30 de mayo de 2013

Pésame sin pésame (un sueño)

Para Cipactli Suárez


Anoche soñé que me dirigía con muchos de mis viejos amigos de la Facultad a casa de ella. La finalidad era darle el pésame, pero yo era el único que estaba consciente de eso: no me había atrevido a contarles a mis acompañantes lo que había ocurrido. Según ellos, íbamos a verla por el simple hecho de no haberla visitado en muchos años.

No nos costó llegar, a pesar de que el pueblo en donde ella vivía estaba a las afueras de la ciudad. No fue difícil recordar la ruta tomada hacía varios años, cuando nos invitó a conocer la zona. Durante el trayecto recordé ciertas imágenes: unas escaleras debajo de un arco, una caminata rumbo al ojo de agua y ese áspero clima con nubes al mismo tiempo grises y amarillas. Ésta vez no era muy distinto y arribamos sintiendo la llovizna escurriendo por los rostros y los cristales de las gafas.

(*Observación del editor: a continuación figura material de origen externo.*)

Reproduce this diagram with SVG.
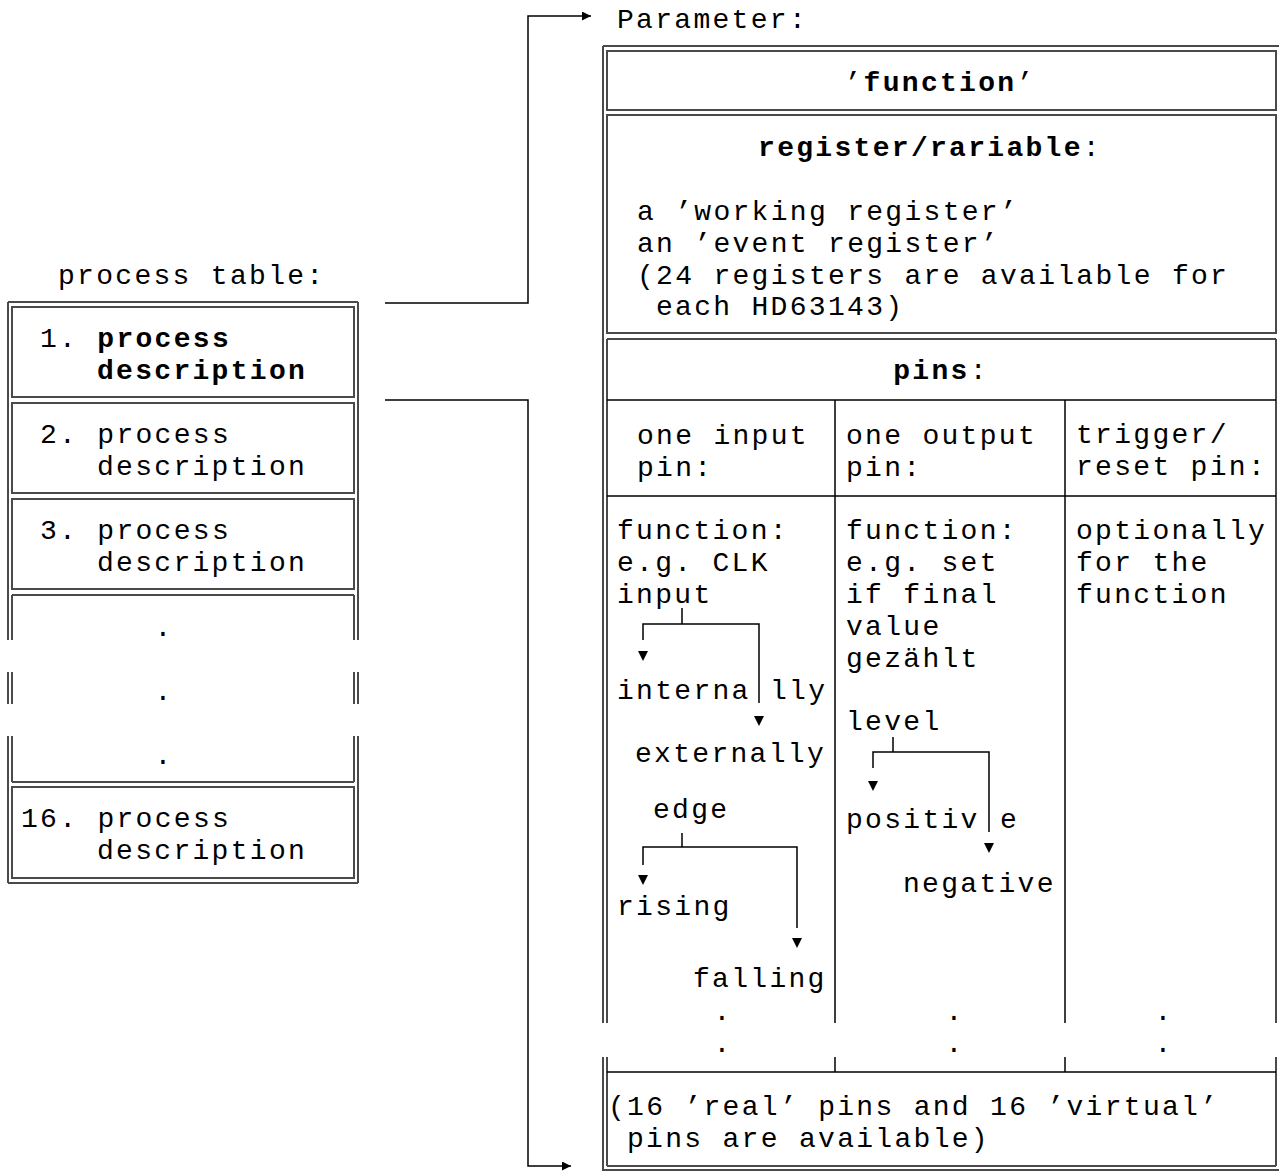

Al llegar nos abrió la puerta una señora muy amable, en cuyo rostro había destellos de otros paisajes. Supuse que era una tía lejana que había venido a acompañar y apoyar a nuestra amiga. Pasamos a la sala y entonces ella bajó. Nos dijo “qué bueno que vinieron, estábamos a punto de comer y hay un pozole exquisito, veo que ya conocieron a mi madre”. Yo no entendía lo que estaba ocurriendo, me parecía un despropósito lo que acababa de oír, pero no me atrevía a interrumpir sus palabras. Además de desconcertado, veía a la supuesta mamá haciendo cosas en la cocina, invitándonos a sentarnos a la mesa, sirviéndonos agua fresca.

Después de mucho vacilar y buscando, una y otra vez, de manera fallida, encontrar el momento oportuno, me decidí. En un momento en que ella volvía del baño me levanté, la paré en seco y la confronté. En voz alta, le dije: “lamento que tu madre nos haya abandonado”. En el camino hacia su casa, yo había armado ya esa escena múltiples veces, como si buscara el modo menos terrible de decir aquello. En realidad había imaginado un pésame sin pésame, un silencio prolongado que lo compensara todo. Algo absurdo, por supuesto. Enseguida, mis acompañantes se levantaron y optaron por la maestría de la condolencia repetida e inútil. Y ella, en el fondo, agradeció que fuese así.

Luego, seguimos comiendo y observando, con meticulosa atención, los ojos perdidos de su madre, quien nos seguía atendiendo gustosa y concienzudamente.